▶ **Prompt**: Reproduce the material below line by line, beginning with its first line and ending with the line that contains "ax = fig.add_axes([0.0837, 0.069, 0.912, 0.883])"; leave out pictures.

-----

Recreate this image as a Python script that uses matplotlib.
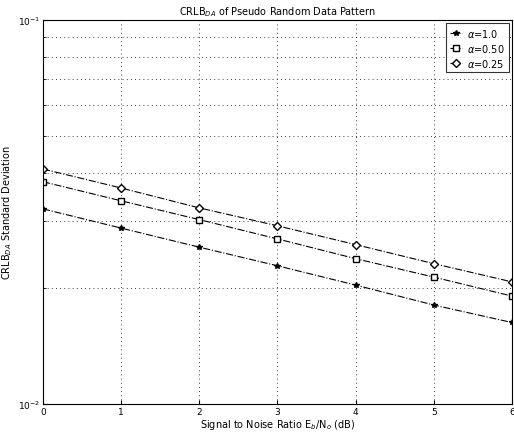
import matplotlib
matplotlib.use("Agg")
import matplotlib.pyplot as plt
from matplotlib.ticker import LogLocator, NullFormatter

snr = [0, 1, 2, 3, 4, 5, 6]
alpha_10 = [0.0322, 0.0287, 0.0256, 0.0229, 0.0204, 0.0181, 0.0163]
alpha_050 = [0.0379, 0.0338, 0.0302, 0.0269, 0.0239, 0.0214, 0.0191]
alpha_025 = [0.0409, 0.0365, 0.0324, 0.0291, 0.0260, 0.0232, 0.0208]
labels = [r"$\alpha$=1.0", r"$\alpha$=0.50", r"$\alpha$=0.25"]

fig = plt.figure(figsize=(5.14, 4.35), dpi=100)
ax = fig.add_axes([0.0837, 0.069, 0.912, 0.883])

ax.plot(snr, alpha_10, color="black", linestyle="-.", linewidth=0.8,
        marker="*", markersize=4, label=labels[0])
ax.plot(snr, alpha_050, color="black", linestyle="-.", linewidth=0.8,
        marker="s", markersize=4, markerfacecolor="white", label=labels[1])
ax.plot(snr, alpha_025, color="black", linestyle="-.", linewidth=0.8,
        marker="D", markersize=4, markerfacecolor="white", label=labels[2])

ax.set_yscale("log")
ax.set_xlim(0, 6)
ax.set_ylim(0.01, 0.1)
ax.set_xticks(snr)
ax.yaxis.set_minor_locator(LogLocator(base=10, subs=range(2, 10)))
ax.yaxis.set_minor_formatter(NullFormatter())
ax.grid(True, which="both", linestyle=(0, (1, 4)), color="black", linewidth=0.6)
ax.tick_params(axis="both", which="both", direction="in", labelsize=6.5, length=3, pad=2)
ax.tick_params(which="minor", length=2)

ax.set_title(r"CRLB$_{DA}$ of Pseudo Random Data Pattern", fontsize=7, pad=4)
ax.set_xlabel(r"Signal to Noise Ratio E$_b$/N$_o$ (dB)", fontsize=7, labelpad=1)
ax.set_ylabel(r"CRLB$_{DA}$ Standard Deviation", fontsize=7)
ax.yaxis.set_label_coords(-0.062, 0.5)

leg = ax.legend(loc="upper right", fontsize=7, handlelength=1.2, frameon=True,
                fancybox=False, edgecolor="black", borderaxespad=0.3,
                labelspacing=0.3, handletextpad=0.6)
leg.get_frame().set_linewidth(0.8)

fig.savefig("out.png", dpi=100)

-----

▶ **Full solution**:
Recreate this image as a Python script that uses matplotlib.
import matplotlib
matplotlib.use("Agg")
import matplotlib.pyplot as plt
from matplotlib.ticker import LogLocator, NullFormatter

snr = [0, 1, 2, 3, 4, 5, 6]
alpha_10 = [0.0322, 0.0287, 0.0256, 0.0229, 0.0204, 0.0181, 0.0163]
alpha_050 = [0.0379, 0.0338, 0.0302, 0.0269, 0.0239, 0.0214, 0.0191]
alpha_025 = [0.0409, 0.0365, 0.0324, 0.0291, 0.0260, 0.0232, 0.0208]
labels = [r"$\alpha$=1.0", r"$\alpha$=0.50", r"$\alpha$=0.25"]

fig = plt.figure(figsize=(5.14, 4.35), dpi=100)
ax = fig.add_axes([0.0837, 0.069, 0.912, 0.883])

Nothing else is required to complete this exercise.